On croit qu’on en est sorti est bouleversant. Un bel objet, un beau motif. Une mise en musique de la prose de Georges Hyvernaud, auteur mal connu qui, au sortir de la guerre, écrivait La Peau et les os, réquisitoire au noir où il évoque sa captivité, texte militant pour l’homme contre son propre système. Mais peu importe la thématique au fond. Car la puissance des mots, leur choc visuel suffisent à eux-mêmes et alertent encore aujourd’hui.
On peut donc remercier Serge Teyssot-Gay de s’offrir comme caisse de résonance de cette grande littérature, de celle qui change la vie, du moins sa perspective, et qui se trouve ici dite (et non pas chantée), habillée (et non pas couverte). Le risque du ridicule, du laborieux, de l’emmerdant était grand, mais le geste est maîtrisé. Car Teyssot-Gay n’est pas qu’un passeur (il faut donc découvrir Hyvernaud). Son travail solitaire est magnifique, recherché. Il ne s’efface pas devant son sujet pas plus qu’il ne se laisse écraser : il fait bloc et communie avec l’auditeur. Ce dernier est invité à lire concrètement le texte, un livre est fourni avec le CD. On notera ici l’élégance de Teyssot-Gay, car ce livre ne se limite pas aux seuls verbatim utilisés dans On croit qu’on en est sorti. Pas d’appropriation donc mais toujours cette ligne de partage. Si bien que le choix est implicitement laissé : la respiration susurrante, percutante ou dérangée de Teyssot-Gay ou bien la nôtre au fil de la lecture.

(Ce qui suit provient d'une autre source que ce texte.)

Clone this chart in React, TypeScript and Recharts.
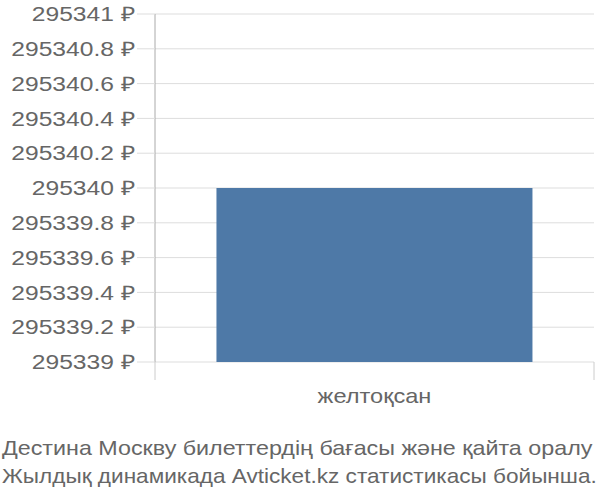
import React from 'react';
import { BarChart, Bar, XAxis, YAxis, CartesianGrid } from 'recharts';

const categories = ['желтоқсан'];
const prices = [295340];
const yTicks = [295339, 295339.2, 295339.4, 295339.6, 295339.8, 295340, 295340.2, 295340.4, 295340.6, 295340.8, 295341];
const captionLines = [
  'Дестина Москву билеттердің бағасы және қайта оралу',
  'Жылдық динамикада Avticket.kz статистикасы бойынша.',
];
const captionStretch = [1.165, 1.13];

const data = categories.map((c, i) => ({ name: c, price: prices[i] }));

const FONT = '"Liberation Sans", Arial, sans-serif';

const formatPrice = (v: number) => `${Number(v.toFixed(1)).toString()} ₽`;

const XTick = (props: any) => {
  const { x, y, payload, width } = props;
  const half = payload && payload.offset ? payload.offset : width / 2 / categories.length;
  return (
    <g>
      <line x1={x - half} x2={x - half} y1={y} y2={y + 18} stroke="#ccc" />
      <line x1={x + half} x2={x + half} y1={y} y2={y + 18} stroke="#ccc" />
      <text
        transform={`translate(${x},${y + 41}) scale(1.18,1)`}
        textAnchor="middle"
        fill="#666"
        fontSize={20}
        fontFamily={FONT}
      >
        {payload.value}
      </text>
    </g>
  );
};

const YTick = (props: any) => {
  const { x, y, payload } = props;
  return (
    <text
      transform={`translate(${x},${y}) scale(1.23,1)`}
      dy="0.36em"
      textAnchor="end"
      fill="#666"
      fontSize={20}
      fontFamily={FONT}
    >
      {formatPrice(payload.value)}
    </text>
  );
};

export default function App() {
  return (
    <div style={{ position: 'absolute', left: 0, top: 0, width: 600, height: 500, background: '#fff' }}>
      <BarChart
        width={600}
        height={420}
        data={data}
        margin={{ top: 14, right: 6, bottom: 18, left: 0 }}
        barCategoryGap="14%"
        style={{ overflow: 'visible' }}
      >
        <CartesianGrid vertical={false} stroke="#ddd" />
        <XAxis
          dataKey="name"
          axisLine={false}
          tickLine={false}
          tickSize={0}
          tickMargin={0}
          height={40}
          tick={<XTick />}
          interval={0}
        />
        <YAxis
          type="number"
          domain={[295339, 295341]}
          ticks={yTicks}
          interval={0}
          width={155}
          axisLine={{ stroke: '#aaa' }}
          tickLine={{ stroke: '#ddd' }}
          tickSize={18}
          tickMargin={2}
          tick={<YTick />}
        />
        <Bar dataKey="price" fill="#4e79a7" isAnimationActive={false} />
      </BarChart>
      <svg
        width={600}
        height={80}
        style={{ position: 'absolute', left: 0, top: 420, pointerEvents: 'none' }}
      >
        {captionLines.map((l, i) => (
          <text
            key={l}
            transform={`translate(2,${35 + i * 28}) scale(${captionStretch[i]},1)`}
            fill="#666"
            fontSize={20}
            fontFamily={FONT}
          >
            {l}
          </text>
        ))}
      </svg>
    </div>
  );
}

Il faut bien sûr parler de musique, car Teyssot-Gay fait aussi un extraordinaire travail de compositeur. Il colore, assombrit, électrise ces phrases brûlantes qui appellent au secours, ces vomissements de révolte. Serge Teyssot-Gay milite : la marge c’est le centre, les combats d’hier sont ceux d’aujourd’hui. Il est douloureux parfois d’écouter du rock.